▶ **Problem details**:
A line counts if it contains the string "matplotlib"; say how many such lines there are, giving only the number.

▶ **Figure scripts**:
* * * *
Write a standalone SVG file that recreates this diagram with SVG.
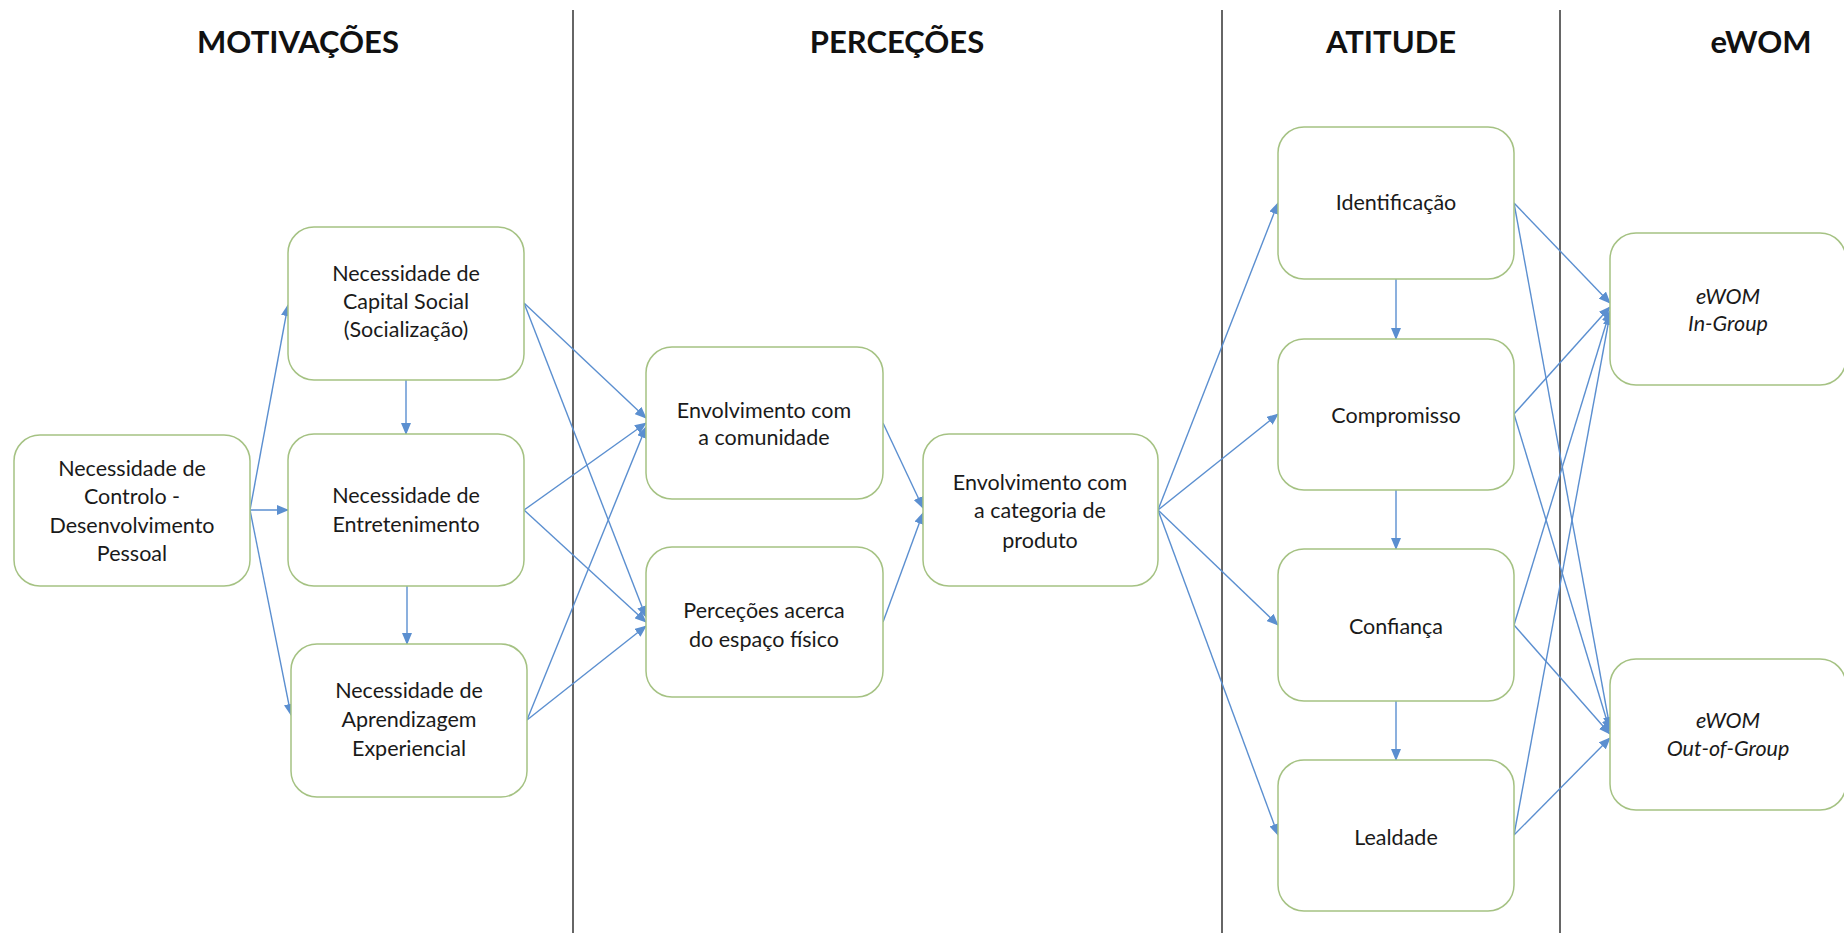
<svg xmlns="http://www.w3.org/2000/svg" width="1844" height="933" viewBox="0 0 1844 933">
<style>
.bg{fill:#ffffff}
.node rect{fill:#ffffff;stroke:#a5c283;stroke-width:1.5}
.node text{font-family:Lato,"Open Sans","Liberation Sans",sans-serif;font-size:21.5px;fill:#1a1a1a;text-anchor:middle}
.node text.it{font-style:italic}
.hdr{font-family:Lato,"Open Sans","Liberation Sans",sans-serif;font-size:31px;font-weight:bold;fill:#111;text-anchor:middle}
.sep{stroke:#333;stroke-width:1.5}
.conn line{stroke:#5b8fd0;stroke-width:1.4;marker-end:url(#ah)}
</style>
<defs>
<marker id="ah" markerUnits="userSpaceOnUse" markerWidth="12" markerHeight="10" refX="11" refY="5" orient="auto">
<path d="M0,0 L12,5 L0,10 z" fill="#5b8fd0"/>
</marker>
</defs>
<rect class="bg" x="0" y="0" width="1844" height="933"/>
<g id="headers">
<text class="hdr" x="298" y="53">MOTIVAÇÕES</text>
<text class="hdr" x="897" y="53">PERCEÇÕES</text>
<text class="hdr" x="1391" y="53">ATITUDE</text>
<text class="hdr" x="1761" y="53">eWOM</text>
</g>
<g id="separators">
<line class="sep" x1="573" y1="10" x2="573" y2="933"/>
<line class="sep" x1="1222" y1="10" x2="1222" y2="933"/>
<line class="sep" x1="1560" y1="10" x2="1560" y2="933"/>
</g>
<g id="connectors" class="conn">
<line x1="250" y1="510" x2="288" y2="305"/>
<line x1="250" y1="510" x2="288" y2="510"/>
<line x1="250" y1="510" x2="291" y2="715"/>
<line x1="406" y1="380" x2="406" y2="434"/>
<line x1="407" y1="586" x2="407" y2="644"/>
<line x1="524" y1="303" x2="646" y2="418"/>
<line x1="524" y1="303" x2="646" y2="617"/>
<line x1="524" y1="510" x2="646" y2="423"/>
<line x1="524" y1="510" x2="646" y2="622"/>
<line x1="527" y1="720" x2="646" y2="427"/>
<line x1="527" y1="720" x2="646" y2="626"/>
<line x1="883" y1="423" x2="923" y2="508"/>
<line x1="883" y1="622" x2="923" y2="513"/>
<line x1="1158" y1="510" x2="1278" y2="203"/>
<line x1="1158" y1="510" x2="1278" y2="414"/>
<line x1="1158" y1="510" x2="1278" y2="625"/>
<line x1="1158" y1="510" x2="1278" y2="835"/>
<line x1="1396" y1="279" x2="1396" y2="339"/>
<line x1="1396" y1="490" x2="1396" y2="549"/>
<line x1="1396" y1="701" x2="1396" y2="760"/>
<line x1="1514" y1="203" x2="1610" y2="303"/>
<line x1="1514" y1="203" x2="1610" y2="728"/>
<line x1="1514" y1="414" x2="1610" y2="307"/>
<line x1="1514" y1="414" x2="1610" y2="731"/>
<line x1="1514" y1="625" x2="1610" y2="311"/>
<line x1="1514" y1="625" x2="1610" y2="734"/>
<line x1="1514" y1="835" x2="1610" y2="314"/>
<line x1="1514" y1="835" x2="1610" y2="738"/>
</g>
<g id="n-controlo" class="node">
<rect x="14" y="435" width="236" height="151" rx="26"/>
<text x="132" y="476">Necessidade de</text>
<text x="132" y="504">Controlo -</text>
<text x="132" y="533">Desenvolvimento</text>
<text x="132" y="561">Pessoal</text>
</g>
<g id="n-capital" class="node">
<rect x="288" y="227" width="236" height="153" rx="26"/>
<text x="406" y="281">Necessidade de</text>
<text x="406" y="309">Capital Social</text>
<text x="406" y="337">(Socialização)</text>
</g>
<g id="n-entretenimento" class="node">
<rect x="288" y="434" width="236" height="152" rx="26"/>
<text x="406" y="503">Necessidade de</text>
<text x="406" y="532">Entretenimento</text>
</g>
<g id="n-aprendizagem" class="node">
<rect x="291" y="644" width="236" height="153" rx="26"/>
<text x="409" y="698">Necessidade de</text>
<text x="409" y="727">Aprendizagem</text>
<text x="409" y="756">Experiencial</text>
</g>
<g id="n-comunidade" class="node">
<rect x="646" y="347" width="237" height="152" rx="26"/>
<text x="764" y="418">Envolvimento com</text>
<text x="764" y="445">a comunidade</text>
</g>
<g id="n-espaco" class="node">
<rect x="646" y="547" width="237" height="150" rx="26"/>
<text x="764" y="618">Perceções acerca</text>
<text x="764" y="647">do espaço físico</text>
</g>
<g id="n-categoria" class="node">
<rect x="923" y="434" width="235" height="152" rx="26"/>
<text x="1040" y="490">Envolvimento com</text>
<text x="1040" y="518">a categoria de</text>
<text x="1040" y="548">produto</text>
</g>
<g id="n-identificacao" class="node">
<rect x="1278" y="127" width="236" height="152" rx="26"/>
<text x="1396" y="210">Identificação</text>
</g>
<g id="n-compromisso" class="node">
<rect x="1278" y="339" width="236" height="151" rx="26"/>
<text x="1396" y="423">Compromisso</text>
</g>
<g id="n-confianca" class="node">
<rect x="1278" y="549" width="236" height="152" rx="26"/>
<text x="1396" y="634">Confiança</text>
</g>
<g id="n-lealdade" class="node">
<rect x="1278" y="760" width="236" height="151" rx="26"/>
<text x="1396" y="845">Lealdade</text>
</g>
<g id="n-ingroup" class="node">
<rect x="1610" y="233" width="236" height="152" rx="26"/>
<text class="it" x="1728" y="304">eWOM</text>
<text class="it" x="1728" y="331">In-Group</text>
</g>
<g id="n-outgroup" class="node">
<rect x="1610" y="659" width="236" height="151" rx="26"/>
<text class="it" x="1728" y="728">eWOM</text>
<text class="it" x="1728" y="756">Out-of-Group</text>
</g>
</svg>
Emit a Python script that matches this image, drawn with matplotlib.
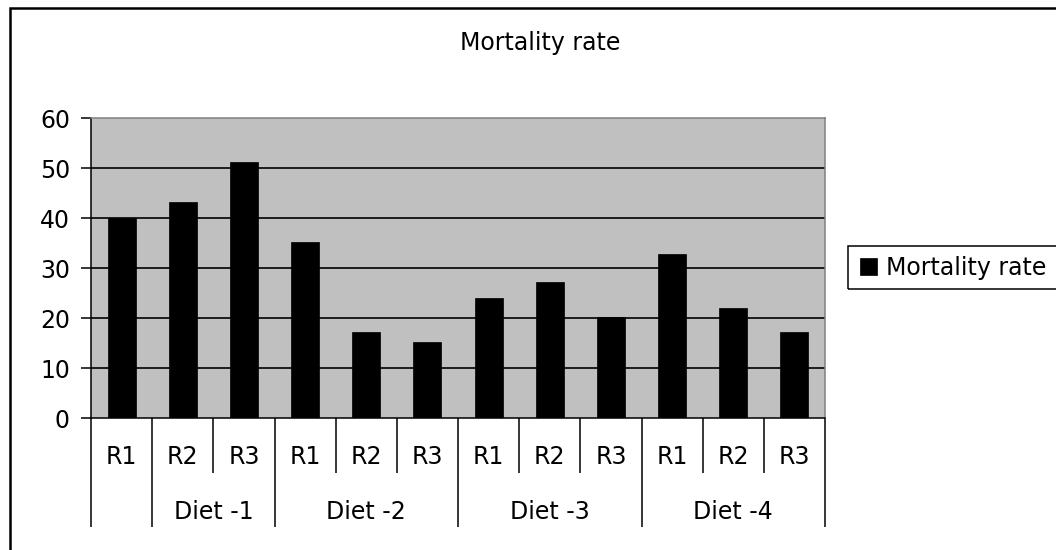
import matplotlib.pyplot as plt
from matplotlib.patches import Rectangle
from matplotlib.transforms import blended_transform_factory

# Datos
replicas = ["R1", "R2", "R3", "R1", "R2", "R3", "R1", "R2", "R3", "R1", "R2", "R3"]
mortalidad = [40.1, 43.3, 51.3, 35.3, 17.3, 15.3, 24.1, 27.3, 20.2, 32.9, 22.1, 17.3]
dietas = ["", "Diet -1", "Diet -2", "Diet -3", "Diet -4"]
tam_grupo = [1, 2, 3, 3, 3]
yticks = [0, 10, 20, 30, 40, 50, 60]

plt.rcParams["font.family"] = ["DejaVu Sans"]
fs = 17

fig = plt.figure(figsize=(10.56, 5.5), dpi=100)
ax = fig.add_axes([91 / 1056, 1 - 418.3 / 550, 734 / 1056, 300 / 550])
ax.set_facecolor("#C0C0C0")

x = list(range(len(mortalidad)))
barras = ax.bar(x, mortalidad, width=0.46, color="black", edgecolor="black",
                linewidth=0.5, zorder=3, label="Mortality rate")

# Líneas de la cuadrícula (la de 60 coincide con el borde gris)
ax.hlines(yticks[1:-1], -0.5, len(x) - 0.5, colors="black", linewidth=1.2, zorder=1)

ax.set_xlim(-0.5, len(x) - 0.5)
ax.set_ylim(yticks[0], yticks[-1])
ax.set_yticks(yticks)
ax.tick_params(axis="y", direction="out", length=7.2, width=1.1, labelsize=fs, pad=8)

for lado in ["top", "right"]:
    ax.spines[lado].set_color("#808080")
    ax.spines[lado].set_linewidth(1.1)
for lado in ["left", "bottom"]:
    ax.spines[lado].set_color("black")
    ax.spines[lado].set_linewidth(1.1)

# Eje de categorías en dos niveles, estilo Excel
limites = [-0.5]
for n in tam_grupo:
    limites.append(limites[-1] + n)
menores = [i - 0.5 for i in range(len(x) + 1) if (i - 0.5) not in limites]
ax.set_xticks(limites)
ax.set_xticks(menores, minor=True)
ax.tick_params(axis="x", which="major", direction="out", length=78.5, width=1.1,
               labelbottom=False)
ax.tick_params(axis="x", which="minor", direction="out", length=39.6, width=1.1,
               labelbottom=False)

trans = blended_transform_factory(ax.transData, ax.transAxes)
for i, r in enumerate(replicas):
    ax.text(i, -0.13, r, transform=trans, ha="center", va="center", fontsize=fs)
for j, d in enumerate(dietas):
    centro = (limites[j] + limites[j + 1]) / 2
    ax.text(centro, -0.313, d, transform=trans, ha="center", va="center", fontsize=fs)

fig.text(540 / 1056, 1 - 43 / 550, "Mortality rate", ha="center", va="center", fontsize=fs)

# Leyenda
fig.legend(handles=[barras], loc="center left", bbox_to_anchor=(860 / 1056, 1 - 268 / 550),
           frameon=False, fontsize=fs, handlelength=0.7, handleheight=0.7,
           handletextpad=0.4, borderpad=0, borderaxespad=0)
fig.add_artist(Rectangle((848 / 1056, 1 - 289 / 550), 0.3, 43 / 550,
                         transform=fig.transFigure, fill=False,
                         edgecolor="black", linewidth=1.1))

# Borde exterior del gráfico
fig.add_artist(Rectangle((10 / 1056, -0.1), 1.2, 1.1 - 8 / 550,
                         transform=fig.transFigure, fill=False,
                         edgecolor="black", linewidth=1.8))

plt.savefig("out.png", dpi=100)
plt.close()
* * * *
▶ **Result**:
4